And yet, he watches; because if you look at polo not as sport, but as structure, it begins to feel oddly familiar. A game of position, of timing, who arrives where and when, advantage that appears natural but is often inherited.

The bhadralok understands this language instinctively. He has seen it play out in universities, in bureaucracies, in drawing rooms where power speaks softly but carries impeccable pronunciation.

So he watches the game the way he reads a novel. Not for the action, but for the subtext.

There is, after all, a quiet choreography to it. White trousers that will not remain white. Sunglasses that suggest intent more than necessity. The peculiar social ritual where everyone appears both intensely involved and faintly detached, as though life itself were something to be participated in, but not entirely believed.

polo1

You are watching, but also being watched.
You are present, but also performing presence.

This, the bhadralok recognises. He has been performing presence since Presidency College, long before it became a LinkedIn skill.

And yet, beneath the observation, beneath the irony that comes so easily to him, there is also a small, unarticulated sadness.

Because fields disappear.

Not abruptly. Not violently. But through process notes and policy decisions and the steady, reasonable logic of repurposing. A ground becomes a file. A file becomes a decision. A decision becomes inevitability.

We do not destroy memory. We simply outgrow the space required to hold it.

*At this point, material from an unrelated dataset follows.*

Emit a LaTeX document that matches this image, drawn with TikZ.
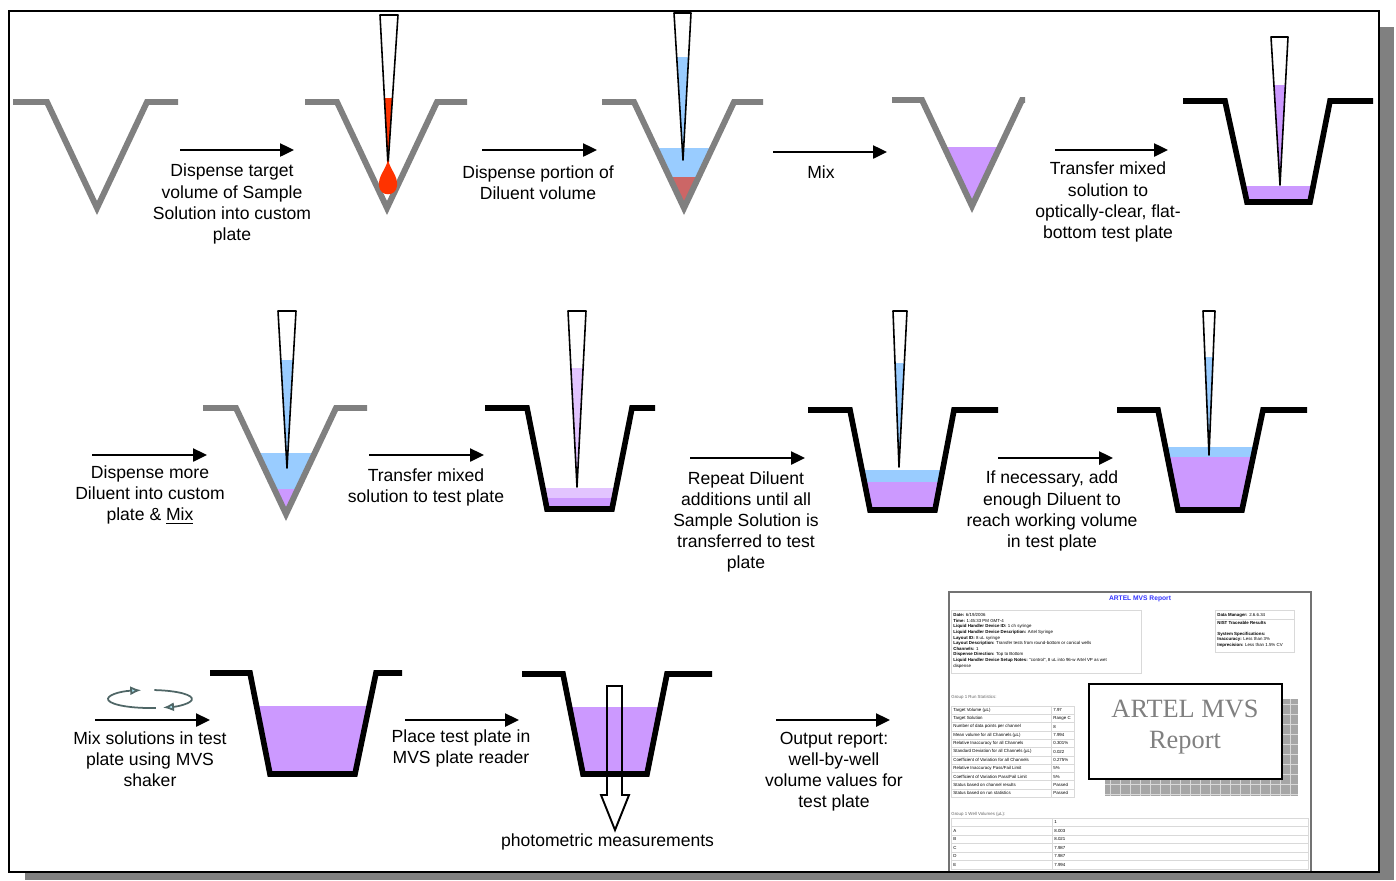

By evening, the emails will return. The algorithms will resume their quiet surveillance. The group chats will demand acknowledgement in that tone of urgent triviality we have all come to accept as normal.

And somewhere, another notice will be drafted. Another space will be reconsidered. Another piece of inherited leisure will be asked, politely, to justify its existence.

But for now, on a Sunday afternoon, as the horses run and the mallets swing, there remains a brief and stubborn illusion.That some things in life are still allowed to be unnecessary and therefore, perfect.

P.S. The bhadralok, for the record, is not entirely fictional. Writing about him in the third person is a small act of self respect and a large act of self delusion.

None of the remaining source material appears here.